[start]

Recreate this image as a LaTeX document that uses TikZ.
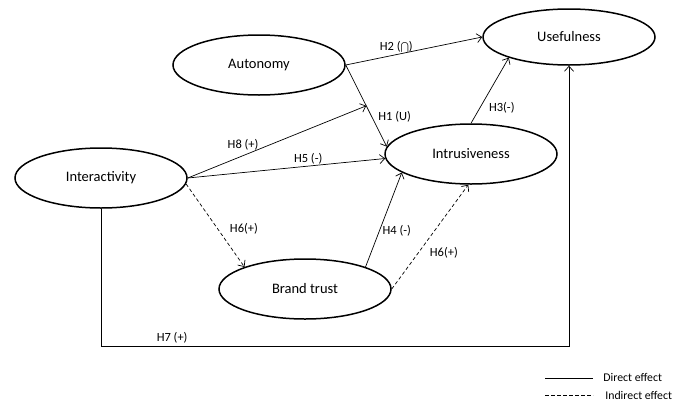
\documentclass[tikz,border=0pt]{standalone}
\usepackage{fontspec}
\setmainfont{Carlito}
\usetikzlibrary{arrows.meta,calc,shapes.geometric}

\begin{document}
\begin{tikzpicture}[x=1pt,y=-1pt,->,>={Straight Barb[length=5pt,width=9pt]},line width=0.7pt,
  main node/.style={ellipse,draw,line width=1.5pt,minimum width=172pt,minimum height=60pt,inner sep=0pt,font=\fontsize{14.5}{16}\selectfont},
  hyp label/.style={font=\fontsize{12.5}{14}\selectfont,inner sep=2pt},
  legend text/.style={anchor=west,font=\fontsize{11.8}{13}\selectfont,inner sep=2pt},
  indirect/.style={dash pattern=on 3.5pt off 2.5pt}]

  \useasboundingbox (0,0) rectangle (676,402);

  \node[main node] (auto) at (259,65) {Autonomy};
  \node[main node,minimum height=56pt] (use) at (569,37) {Usefulness};
  \node[main node] (intr) at (471,154) {Intrusiveness};
  \node[main node] (inter) at (101,178) {Interactivity};
  \node[main node] (brand) at (305,289) {Brand trust};

  \coordinate (h1 mid) at ($(auto.east)!0.5!(intr.175)$);
  \coordinate (h7 turn) at (use.south |- 0,346);

     \path
       (auto.east) edge node[hyp label,above,pos=0.37] {H2 ($\bigcap$)} (use.west)
        (auto.east) edge node[hyp label,right=4pt,pos=0.64] {H1 (U)} (intr.175)
        (inter.east) edge node[hyp label,above=3pt,pos=0.31] {H8 (+)} (h1 mid)
        (inter.east) edge node[hyp label,above,pos=0.61] {H5 (-)} (intr.183)
        (brand.20) edge node[hyp label,right=1pt,pos=0.38] {H4 (-)} (intr.195)
        (intr.north) edge node[hyp label,right=7pt,pos=0.23] {H3(-)} (use.199)    ;

     \path[indirect]
       (inter.-4) edge node[hyp label,right=10pt,pos=0.54] {H6(+)} (brand.160)
        (brand.east) edge node[hyp label,right=9pt,pos=0.35] {H6(+)} (intr.265)    ;

  \draw (inter.south) |- node[hyp label,above,pos=0.576] {H7 (+)} (h7 turn) -- (use.south);

  % legend
  \node[legend text] (direct) at (601,377) {Direct effect};
  \node[legend text] (indirect) at (603,395) {Indirect effect};
  \coordinate (direct start) at (545,378);
  \coordinate (indirect start) at (545,395);
  \draw[-,shorten >=8pt] (direct start) -- (direct.west |- direct start);
  \draw[-,indirect,shorten >=10pt] (indirect start) -- (indirect.west);

\end{tikzpicture}
\end{document}
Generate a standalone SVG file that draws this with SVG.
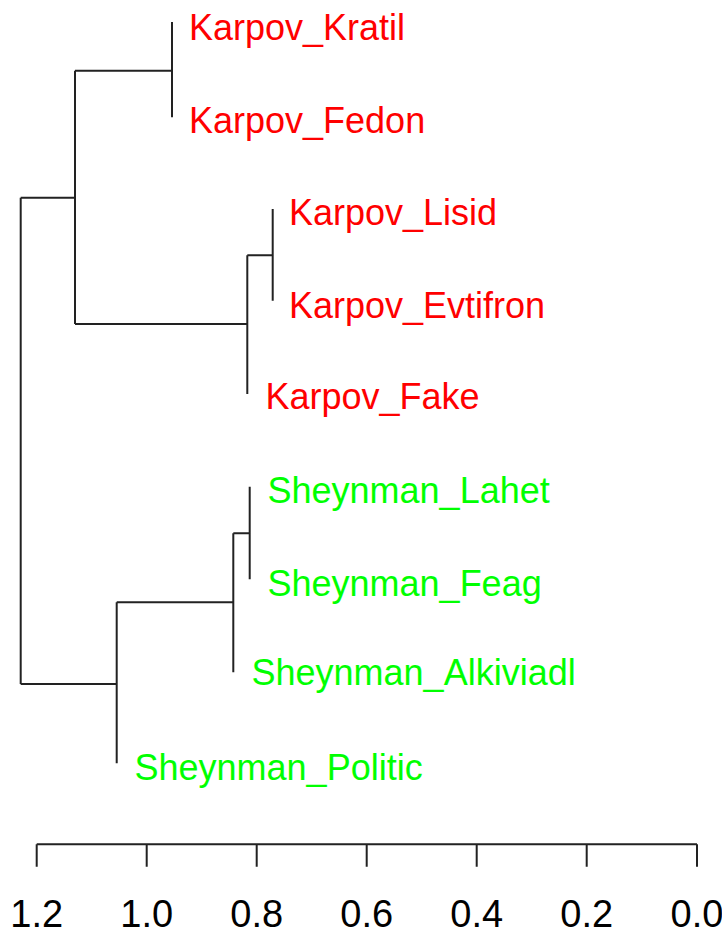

[end]

#### The task
The pictures should not appear in the copy; every other part of the records above must be returned exactly.

#### Solution to this problem
Recreate this image as a LaTeX document that uses TikZ.
\documentclass[tikz,border=0pt]{standalone}
\usepackage{fontspec}
\setmainfont{Carlito}
\usetikzlibrary{arrows.meta,calc,shapes.geometric}

\begin{document}
\begin{tikzpicture}[x=1pt,y=-1pt,->,>={Straight Barb[length=5pt,width=9pt]},line width=0.7pt,
  main node/.style={ellipse,draw,line width=1.5pt,minimum width=172pt,minimum height=60pt,inner sep=0pt,font=\fontsize{14.5}{16}\selectfont},
  hyp label/.style={font=\fontsize{12.5}{14}\selectfont,inner sep=2pt},
  legend text/.style={anchor=west,font=\fontsize{11.8}{13}\selectfont,inner sep=2pt},
  indirect/.style={dash pattern=on 3.5pt off 2.5pt}]

  \useasboundingbox (0,0) rectangle (676,402);

  \node[main node] (auto) at (259,65) {Autonomy};
  \node[main node,minimum height=56pt] (use) at (569,37) {Usefulness};
  \node[main node] (intr) at (471,154) {Intrusiveness};
  \node[main node] (inter) at (101,178) {Interactivity};
  \node[main node] (brand) at (305,289) {Brand trust};

  \coordinate (h1 mid) at ($(auto.east)!0.5!(intr.175)$);
  \coordinate (h7 turn) at (use.south |- 0,346);

     \path
       (auto.east) edge node[hyp label,above,pos=0.37] {H2 ($\bigcap$)} (use.west)
        (auto.east) edge node[hyp label,right=4pt,pos=0.64] {H1 (U)} (intr.175)
        (inter.east) edge node[hyp label,above=3pt,pos=0.31] {H8 (+)} (h1 mid)
        (inter.east) edge node[hyp label,above,pos=0.61] {H5 (-)} (intr.183)
        (brand.20) edge node[hyp label,right=1pt,pos=0.38] {H4 (-)} (intr.195)
        (intr.north) edge node[hyp label,right=7pt,pos=0.23] {H3(-)} (use.199)    ;

     \path[indirect]
       (inter.-4) edge node[hyp label,right=10pt,pos=0.54] {H6(+)} (brand.160)
        (brand.east) edge node[hyp label,right=9pt,pos=0.35] {H6(+)} (intr.265)    ;

  \draw (inter.south) |- node[hyp label,above,pos=0.576] {H7 (+)} (h7 turn) -- (use.south);

  % legend
  \node[legend text] (direct) at (601,377) {Direct effect};
  \node[legend text] (indirect) at (603,395) {Indirect effect};
  \coordinate (direct start) at (545,378);
  \coordinate (indirect start) at (545,395);
  \draw[-,shorten >=8pt] (direct start) -- (direct.west |- direct start);
  \draw[-,indirect,shorten >=10pt] (indirect start) -- (indirect.west);

\end{tikzpicture}
\end{document}
Generate a standalone SVG file that draws this with SVG.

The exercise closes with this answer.